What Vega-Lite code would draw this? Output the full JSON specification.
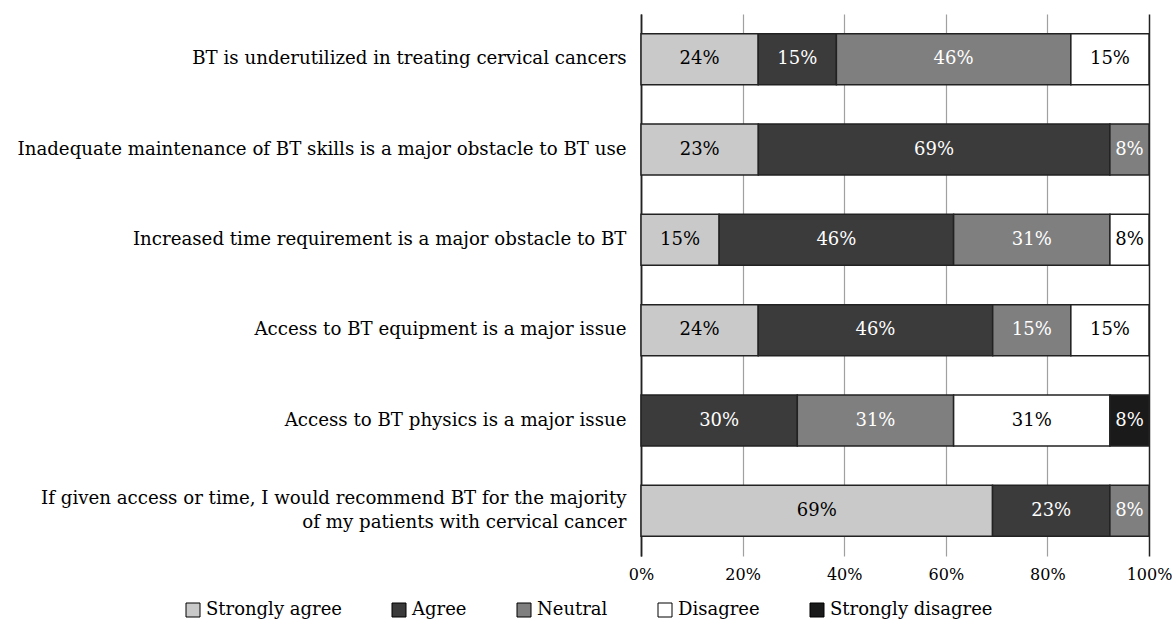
{
  "$schema": "https://vega.github.io/schema/vega-lite/v6.json",
  "autosize": {"type": "none"},
  "padding": {"left": 641, "top": 14, "right": 23, "bottom": 63},
  "width": 508,
  "height": 542,
  "background": "white",
  "config": {
    "view": {"stroke": null},
    "font": "DejaVu Serif"
  },
  "data": {
    "values": [
      {"question": "BT is underutilized in treating cervical cancers", "response": "Strongly agree", "order": 1, "value": 23.1, "label": "24%"},
      {"question": "BT is underutilized in treating cervical cancers", "response": "Agree", "order": 2, "value": 15.4, "label": "15%"},
      {"question": "BT is underutilized in treating cervical cancers", "response": "Neutral", "order": 3, "value": 46.2, "label": "46%"},
      {"question": "BT is underutilized in treating cervical cancers", "response": "Disagree", "order": 4, "value": 15.4, "label": "15%"},
      {"question": "Inadequate maintenance of BT skills is a major obstacle to BT use", "response": "Strongly agree", "order": 1, "value": 23.1, "label": "23%"},
      {"question": "Inadequate maintenance of BT skills is a major obstacle to BT use", "response": "Agree", "order": 2, "value": 69.2, "label": "69%"},
      {"question": "Inadequate maintenance of BT skills is a major obstacle to BT use", "response": "Neutral", "order": 3, "value": 7.7, "label": "8%"},
      {"question": "Increased time requirement is a major obstacle to BT", "response": "Strongly agree", "order": 1, "value": 15.4, "label": "15%"},
      {"question": "Increased time requirement is a major obstacle to BT", "response": "Agree", "order": 2, "value": 46.2, "label": "46%"},
      {"question": "Increased time requirement is a major obstacle to BT", "response": "Neutral", "order": 3, "value": 30.8, "label": "31%"},
      {"question": "Increased time requirement is a major obstacle to BT", "response": "Disagree", "order": 4, "value": 7.7, "label": "8%"},
      {"question": "Access to BT equipment is a major issue", "response": "Strongly agree", "order": 1, "value": 23.1, "label": "24%"},
      {"question": "Access to BT equipment is a major issue", "response": "Agree", "order": 2, "value": 46.2, "label": "46%"},
      {"question": "Access to BT equipment is a major issue", "response": "Neutral", "order": 3, "value": 15.4, "label": "15%"},
      {"question": "Access to BT equipment is a major issue", "response": "Disagree", "order": 4, "value": 15.4, "label": "15%"},
      {"question": "Access to BT physics is a major issue", "response": "Agree", "order": 2, "value": 30.8, "label": "30%"},
      {"question": "Access to BT physics is a major issue", "response": "Neutral", "order": 3, "value": 30.8, "label": "31%"},
      {"question": "Access to BT physics is a major issue", "response": "Disagree", "order": 4, "value": 30.8, "label": "31%"},
      {"question": "Access to BT physics is a major issue", "response": "Strongly disagree", "order": 5, "value": 7.7, "label": "8%"},
      {"question": "If given access or time, I would recommend BT for the majority\nof my patients with cervical cancer", "response": "Strongly agree", "order": 1, "value": 69.2, "label": "69%"},
      {"question": "If given access or time, I would recommend BT for the majority\nof my patients with cervical cancer", "response": "Agree", "order": 2, "value": 23.1, "label": "23%"},
      {"question": "If given access or time, I would recommend BT for the majority\nof my patients with cervical cancer", "response": "Neutral", "order": 3, "value": 7.7, "label": "8%"}
    ]
  },
  "transform": [
    {"stack": "value", "groupby": ["question"], "sort": [{"field": "order", "order": "ascending"}], "as": ["x0", "x1"], "offset": "normalize"},
    {"calculate": "(datum.x0 + datum.x1) / 2", "as": "mid"}
  ],
  "encoding": {
    "y": {
      "field": "question",
      "type": "nominal",
      "sort": null,
      "title": null,
      "scale": {"paddingInner": 0.435, "paddingOuter": 0.2175},
      "axis": {
        "labelExpr": "split(datum.label, '\\n')",
        "labelFont": "DejaVu Serif",
        "labelFontSize": 18.2,
        "labelColor": "#000",
        "labelLineHeight": 24,
        "labelLimit": 700,
        "labelPadding": 15,
        "labelOffset": {"condition": {"test": "indexof(datum.value, 'If given') === 0", "value": -12}, "value": 0},
        "ticks": false,
        "domain": true,
        "domainColor": "#222",
        "domainWidth": 1.5,
        "grid": false
      }
    }
  },
  "layer": [
    {
      "mark": {"type": "bar", "stroke": "#222", "strokeWidth": 1.5},
      "encoding": {
        "x": {
          "field": "x0",
          "type": "quantitative",
          "title": null,
          "scale": {"domain": [0, 1], "nice": false},
          "axis": {
            "values": [0, 0.2, 0.4, 0.6, 0.8, 1],
            "format": ".0%",
            "labelFont": "DejaVu Serif",
            "labelFontSize": 16,
            "labelColor": "#000",
            "labelPadding": 10,
            "labelFlush": false,
            "ticks": false,
            "domain": false,
            "grid": true,
            "gridColor": {"condition": {"test": "datum.value === 1 || datum.value === 0", "value": "#222"}, "value": "#a0a0a0"},
            "gridWidth": {"condition": {"test": "datum.value === 1 || datum.value === 0", "value": 1.5}, "value": 1.2},
            "gridOpacity": 1
          }
        },
        "x2": {"field": "x1"},
        "color": {
          "field": "response",
          "type": "nominal",
          "scale": {
            "domain": ["Strongly agree", "Agree", "Neutral", "Disagree", "Strongly disagree"],
            "range": ["#c9c9c9", "#3b3b3b", "#7f7f7f", "#ffffff", "#1a1a1a"]
          },
          "legend": {
            "title": null,
            "orient": "none",
            "direction": "horizontal",
            "legendX": -457,
            "legendY": 587,
            "padding": 0,
            "symbolType": "square",
            "symbolSize": 196,
            "symbolStrokeColor": "#000",
            "symbolStrokeWidth": 1,
            "symbolOpacity": 1,
            "labelFont": "DejaVu Serif",
            "labelFontSize": 18,
            "labelColor": "#000",
            "labelOffset": 4,
            "labelLimit": 300,
            "columnPadding": 48
          }
        }
      }
    },
    {
      "mark": {"type": "text", "font": "DejaVu Serif", "fontSize": 18, "align": "center", "baseline": "middle"},
      "encoding": {
        "x": {"field": "mid", "type": "quantitative"},
        "text": {"field": "label"},
        "color": {
          "condition": {"test": "indexof(['Agree','Neutral','Strongly disagree'], datum.response) >= 0", "value": "#ffffff"},
          "value": "#000000"
        }
      }
    }
  ]
}
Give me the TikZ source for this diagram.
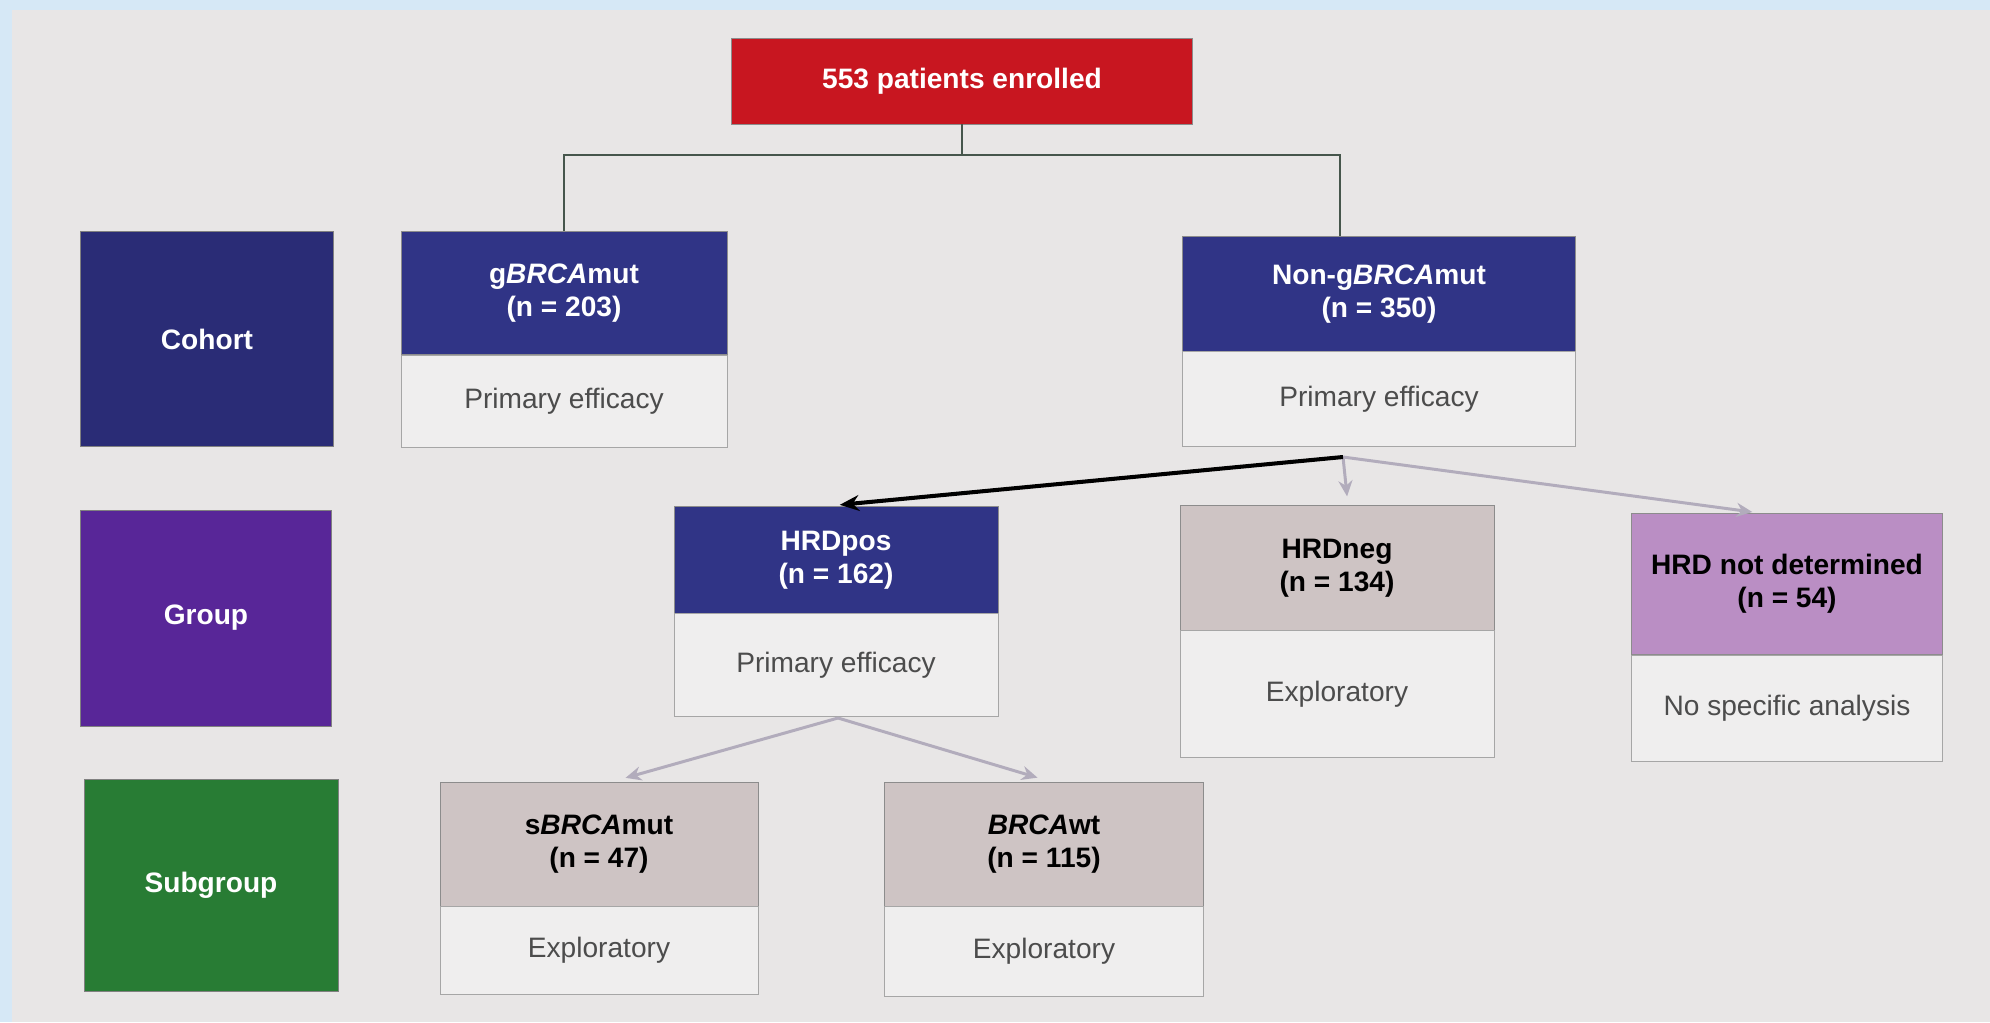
\documentclass[tikz,border=0pt]{standalone}
\usepackage{fontspec}
\setmainfont{Liberation Sans}
\usepackage{tikz}
\usetikzlibrary{arrows.meta}

\definecolor{rootred}{RGB}{200,22,32}
\definecolor{navy}{RGB}{42,44,118}
\definecolor{hdblue}{RGB}{48,52,134}
\definecolor{grpurple}{RGB}{88,38,152}
\definecolor{sgreen}{RGB}{40,124,52}
\definecolor{beige}{RGB}{206,196,196}
\definecolor{lilac}{RGB}{186,142,196}
\definecolor{bodyfill}{RGB}{239,238,238}
\definecolor{bg}{RGB}{232,230,230}
\definecolor{frameblue}{RGB}{214,232,246}
\definecolor{treeline}{RGB}{70,86,76}
\definecolor{softarrow}{RGB}{178,172,188}

\begin{document}
\begin{tikzpicture}[x=0.02cm,y=-0.02cm,font=\fontsize{16}{19}\selectfont,
  hd/.style={draw=black!45,fill=hdblue,text=white,font=\fontsize{16}{19}\selectfont\bfseries,align=center,inner sep=0pt},
  bd/.style={draw=black!35,fill=bodyfill,text=black!70,align=center,inner sep=0pt},
  rowbox/.style={draw=black!50,text=white,font=\fontsize{16}{19}\selectfont\bfseries,inner sep=0pt},
  tree/.style={draw=treeline,line width=1.1pt},
  pick/.style={line width=2.3pt,-{Stealth[length=11pt,width=9pt]},shorten >=5pt},
  skip/.style={draw=softarrow,line width=1.7pt,-{Stealth[length=9pt,width=8pt]},shorten >=5pt}]
% background
\fill[frameblue] (0,0) rectangle (1990,1022);
\fill[bg] (12,10) rectangle (1990,1022);
\useasboundingbox (0,0) rectangle (1990,1022);

\node[hd,fill=rootred,minimum width=9.22cm,minimum height=1.72cm] (root) at (962,81) {553 patients enrolled};

% row labels
\node[rowbox,fill=navy,minimum width=5.06cm,minimum height=4.30cm] (cohort) at (207,339) {Cohort};
\node[rowbox,fill=grpurple,minimum width=5.02cm,minimum height=4.32cm] (group) at (206,618) {Group};
\node[rowbox,fill=sgreen,minimum width=5.08cm,minimum height=4.24cm] (subgroup) at (211,885) {Subgroup};

% cohorts
\node[hd,minimum width=6.52cm,minimum height=2.46cm] (gmut) at (564,293) {g\textit{BRCA}mut\\(n = 203)};
\node[bd,minimum width=6.52cm,minimum height=1.84cm] (gmutb) at (564,401) {Primary efficacy};
\node[hd,minimum width=7.86cm,minimum height=2.32cm] (ngmut) at (1379,294) {Non-g\textit{BRCA}mut\\(n = 350)};
\node[bd,minimum width=7.86cm,minimum height=1.90cm] (ngmutb) at (1379,399) {Primary efficacy};

% groups
\node[hd,minimum width=6.48cm,minimum height=2.16cm] (hrdpos) at (836,560) {HRDpos\\(n = 162)};
\node[bd,minimum width=6.48cm,minimum height=2.06cm] (hrdposb) at (836,665) {Primary efficacy};
\node[hd,fill=beige,text=black,minimum width=6.28cm,minimum height=2.50cm] (hrdneg) at (1337,568) {HRDneg\\(n = 134)};
\node[bd,minimum width=6.28cm,minimum height=2.54cm] (hrdnegb) at (1337,694) {Exploratory};
\node[hd,fill=lilac,text=black,minimum width=6.22cm,minimum height=2.82cm] (hrdnd) at (1787,584) {HRD not determined\\(n = 54)};
\node[bd,minimum width=6.22cm,minimum height=2.12cm] (hrdndb) at (1787,708) {No specific analysis};

% subgroups
\node[hd,fill=beige,text=black,minimum width=6.36cm,minimum height=2.48cm] (sbrca) at (599,844) {s\textit{BRCA}mut\\(n = 47)};
\node[bd,minimum width=6.36cm,minimum height=1.76cm] (sbrcab) at (599,950) {Exploratory};
\node[hd,fill=beige,text=black,minimum width=6.38cm,minimum height=2.48cm] (brcawt) at (1044,844) {\textit{BRCA}wt\\(n = 115)};
\node[bd,minimum width=6.38cm,minimum height=1.80cm] (brcawtb) at (1044,951) {Exploratory};

% connectors
\coordinate (bar) at (962,155);
\coordinate (fork) at (1343,457);
\coordinate (fork2) at (838,718);
\draw[tree] (root.south) -- (bar);
\draw[tree] (gmut.north) |- (bar) -| ([xshift=-0.78cm]ngmut.north);
\draw[skip] (fork) -- ([xshift=0.22cm]hrdneg.north);
\draw[skip] (fork) -- ([xshift=-0.52cm]hrdnd.north);
\draw[pick] (fork) -- ([xshift=-0.1cm]hrdpos.north);
\draw[skip,shorten >=8pt] (fork2) -- ([xshift=0.26cm]sbrca.north);
\draw[skip,shorten >=8pt] (fork2) -- ([xshift=0.14cm]brcawt.north);
\end{tikzpicture}
\end{document}
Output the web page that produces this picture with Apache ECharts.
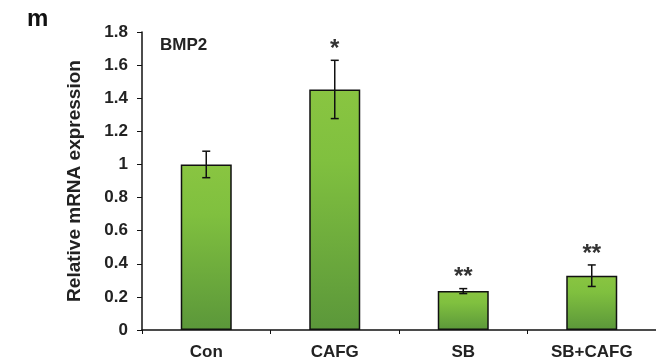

> _The problem_
Count the lines of the material that include the word "would", then state only the total.

> _Output of the task_
4